Nos filmes que se baseiam na figura de Carmilla o enredo é bastante semelhante, ou seja, ainda que com pequenas variações, uma mulher misteriosa se insere em um ambiente familiar e o destrói. Essa mulher é sempre belíssima e sedutora, sendo nos filmes exploradas muitas cenas com as atrizes nuas. Esses filmes apresentam um significativo elemento conservador, na medida em que as representações de Carmilla ou de suas variantes são apresentadas como a expressão de uma sexualidade associada à promiscuidade. Carmilla simboliza um mal que ameaça as mulheres, que pode afastá-las do papel social a que o ambiente patriarcal as insere, colocando-as em um caminho que não seja o da submissão. Essas mulheres não encontram outro destino que não seja a solidão e o sofrimento.

Outro exemplo do conservadorismo presente nos filmes que adaptam Carmilla se expressa no abuso de imagens que expõem o corpo das atrizes. Essa exibição do corpo visa criar um certo erotismo, tornando essas mulheres um “produto” a ser consumido pelo olhar masculino. Os filmes, quando exibem mulheres independentes, não estão fazendo uma apologia à sua emancipação, mas construindo a narrativa de que não há espaço na sociedade para o seu comportamento. Essas mulheres são objeto do mundo masculino, de contemplação e de dominação. Não por acaso são as figuras masculinas que sempre salvam as mulheres de seu destino trágico, ao mesmo tempo que combatem Carmilla.

Esses filmes constroem uma metáfora que compara o vampirismo ao despertar da sexualidade feminina, dando a isso uma conotação quase sobrenatural e, também, negativa. Caberia aos homens, que se enxergam como seus responsáveis por serem racionais e sensatos, controlar esses institutos aflorados e resolver os problemas em que essas mulheres acabam por se colocar. Nos filmes sobre Carmilla, como no livro que lhe deu origem, a morte de Carmilla seria uma espécie de mensagem de que a sexualidade independente ou o controle das mulheres sobre seus corpos não é algo socialmente aceitável. Essa sexualidade feminina aflorada deve ser mantida no ambiente privado e num contexto familiar e controlado por uma figura masculina.

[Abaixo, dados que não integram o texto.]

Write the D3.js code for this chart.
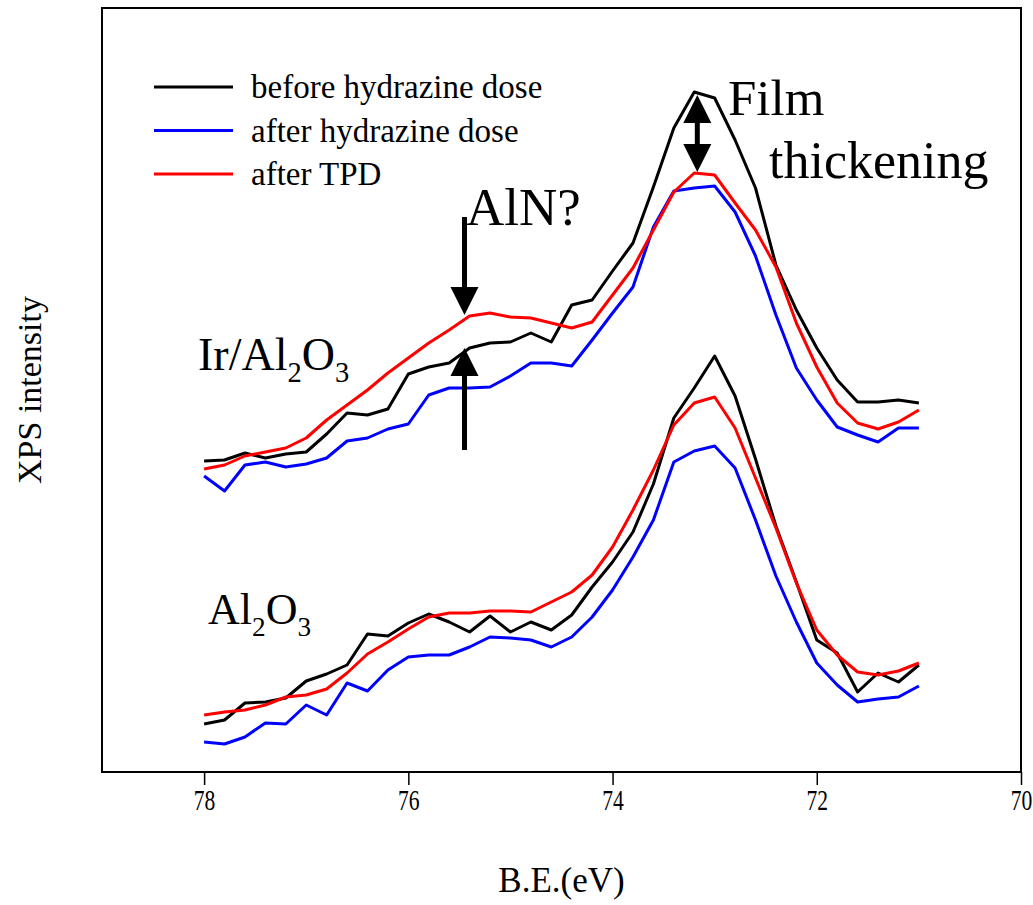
<!DOCTYPE html>
<html>
<head>
<meta charset="utf-8">
<script src="https://cdn.jsdelivr.net/npm/d3@7"></script>
<style>
  body { margin: 0; background: #fff; }
  text { font-family: "Liberation Serif", "Times New Roman", serif; fill: #000; }
</style>
</head>
<body>
<div id="chart"></div>
<script>
// binding energies, 78.0 -> 71.0 eV in 0.2 eV steps
var energy = d3.range(36).map(function(i) { return +(78 - i * 0.2).toFixed(1); });

// Ir/Al2O3 spectra (arbitrary intensity units)
var irBefore = [311,312,319,314,318,320,338,359,357,363,398,405,409,424,429,430,439,430,467,472,
                501,529,585,644,680,674,632,584,507,462,424,392,370,370,372,369];
var irAfter  = [296,281,307,310,305,308,314,331,334,343,348,377,384,384,385,396,409,409,406,432,
                459,485,545,581,584,586,560,516,457,404,372,345,337,330,344,344];
var irTPD    = [303,307,316,320,324,334,352,367,382,399,414,429,442,456,459,455,454,449,444,450,
                477,504,542,580,599,597,569,542,505,449,405,369,349,343,350,362];

// Al2O3 spectra
var alBefore = [48,52,69,70,74,91,98,107,138,136,149,158,150,140,156,140,150,142,157,185,
                210,240,288,354,384,416,376,313,246,190,132,119,80,99,90,107];
var alAfter  = [30,28,35,49,48,67,57,89,81,102,115,117,117,125,135,134,132,125,135,155,
                182,215,252,310,321,326,304,252,196,150,109,87,70,73,75,86];
var alTPD    = [57,60,62,67,75,77,83,99,118,130,143,155,159,159,161,161,160,170,180,197,
                225,262,302,347,369,375,344,294,244,189,142,117,100,97,101,109];

var legendLabels = ["before hydrazine dose", "after hydrazine dose", "after TPD"];
var colors = ["#000000", "#0000ff", "#ff0000"];
var xTicks = [78, 76, 74, 72, 70];

var margin = {top: 8, right: 12, bottom: 133, left: 102},
    width = 1033 - margin.left - margin.right,
    height = 905 - margin.top - margin.bottom;

var svg = d3.select("#chart")
  .append("svg")
    .attr("width", 1033)
    .attr("height", 905)
  .append("g")
    .attr("transform", "translate(" + margin.left + "," + margin.top + ")");

var x = d3.scaleLinear().domain([79, 70]).range([0, width]);
var y = d3.scaleLinear().domain([0, 764]).range([height, 0]);

// frame
svg.append("rect")
  .attr("width", width)
  .attr("height", height)
  .attr("fill", "none")
  .attr("stroke", "#000")
  .attr("stroke-width", 2);

// x axis
var xAxis = svg.append("g")
  .attr("transform", "translate(0," + height + ")")
  .call(d3.axisBottom(x).tickValues(xTicks).tickSize(13).tickPadding(4).tickFormat(d3.format("d")));
xAxis.attr("font-family", null).attr("font-size", null);
xAxis.select(".domain").remove();
xAxis.selectAll("line").attr("stroke-width", 1.5);
// narrow digits as in the original figure
xAxis.selectAll("text")
  .style("font-size", "30px")
  .attr("transform", "scale(0.72,1)");

svg.append("text")
  .attr("x", width / 2)
  .attr("y", height + 120)
  .attr("text-anchor", "middle")
  .attr("font-size", "35px")
  .text("B.E.(eV)");

svg.append("text")
  .attr("transform", "rotate(-90)")
  .attr("x", -(390 - margin.top))
  .attr("y", -margin.left + 41)
  .attr("text-anchor", "middle")
  .attr("font-size", "34px")
  .text("XPS intensity");

// spectra
var line = d3.line()
  .x(function(d) { return x(d[0]); })
  .y(function(d) { return y(d[1]); });

var series = [irBefore, irAfter, irTPD, alBefore, alAfter, alTPD];
series.forEach(function(s, i) {
  svg.append("path")
    .datum(energy.map(function(e, j) { return [e, s[j]]; }))
    .attr("d", line)
    .attr("fill", "none")
    .attr("stroke", colors[i % 3])
    .attr("stroke-width", 3)
    .attr("stroke-linejoin", "round");
});

// legend
legendLabels.forEach(function(l, i) {
  var ly = 79 + i * 43.5;
  svg.append("line")
    .attr("x1", 52).attr("x2", 131)
    .attr("y1", ly).attr("y2", ly)
    .attr("stroke", colors[i])
    .attr("stroke-width", 3);
  svg.append("text")
    .attr("x", 149)
    .attr("y", ly + 11)
    .attr("font-size", "33px")
    .text(l);
});

// sample labels
function chem(tx, ty, size, parts) {
  var t = svg.append("text")
    .attr("x", tx).attr("y", ty)
    .attr("font-size", size + "px");
  parts.forEach(function(p) {
    t.append("tspan")
      .attr("font-size", (p[1] ? size * 0.62 : size) + "px")
      .attr("dy", p[1] ? 12 : (p[2] ? -12 : 0))
      .text(p[0]);
  });
}
chem(96, 362, 46, [["Ir/Al"], ["2", true], ["O", false, true], ["3", true]]);
chem(106, 616, 44, [["Al"], ["2", true], ["O", false, true], ["3", true]]);

// annotations
var arrowX = 75.45;
var head = 14, headLen = 28;

function arrowHead(px, py, dir) {
  svg.append("path")
    .attr("d", "M" + px + "," + py +
               "L" + (px - head) + "," + (py - dir * headLen) +
               "L" + (px + head) + "," + (py - dir * headLen) + "Z")
    .attr("fill", "#000");
}

// AlN? arrows
svg.append("line")
  .attr("x1", x(arrowX)).attr("x2", x(arrowX))
  .attr("y1", 217 - margin.top).attr("y2", y(457) - headLen + 2)
  .attr("stroke", "#000").attr("stroke-width", 5);
arrowHead(x(arrowX), y(457), 1);

svg.append("line")
  .attr("x1", x(arrowX)).attr("x2", x(arrowX))
  .attr("y1", 450 - margin.top).attr("y2", y(424) + headLen - 2)
  .attr("stroke", "#000").attr("stroke-width", 5);
arrowHead(x(arrowX), y(424), -1);

svg.append("text")
  .attr("x", 466 - margin.left)
  .attr("y", 225 - margin.top)
  .attr("font-size", "53px")
  .text("AlN?");

// film thickening double arrow
var fx = x(73.17);
svg.append("line")
  .attr("x1", fx).attr("x2", fx)
  .attr("y1", y(677) + headLen - 2).attr("y2", y(600) - headLen + 2)
  .attr("stroke", "#000").attr("stroke-width", 5);
arrowHead(fx, y(677), -1);
arrowHead(fx, y(600), 1);

svg.append("text")
  .attr("x", 728 - margin.left)
  .attr("y", 115 - margin.top)
  .attr("font-size", "51px")
  .text("Film");
svg.append("text")
  .attr("x", 769 - margin.left)
  .attr("y", 178 - margin.top)
  .attr("font-size", "52px")
  .text("thickening");
</script>
</body>
</html>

Carmilla, portanto, encontra um destino não muito diferente ao de Lilith, que, por querer se libertar da dominação masculina, também foi excluída do convívio social, vendo ser construída uma imagem negativa sobre sua história. Os filmes sobre Carmilla, como em muito do conservadorismo do horror contemporâneo, mostram uma maior liberdade sexual das mulheres como não apenas algo negativo, mas digno de punição, com violência e mesmo a morte. Os filmes acabam sendo exemplos claro do caminho de punição que um comportamento feminino independente pode ser vítima.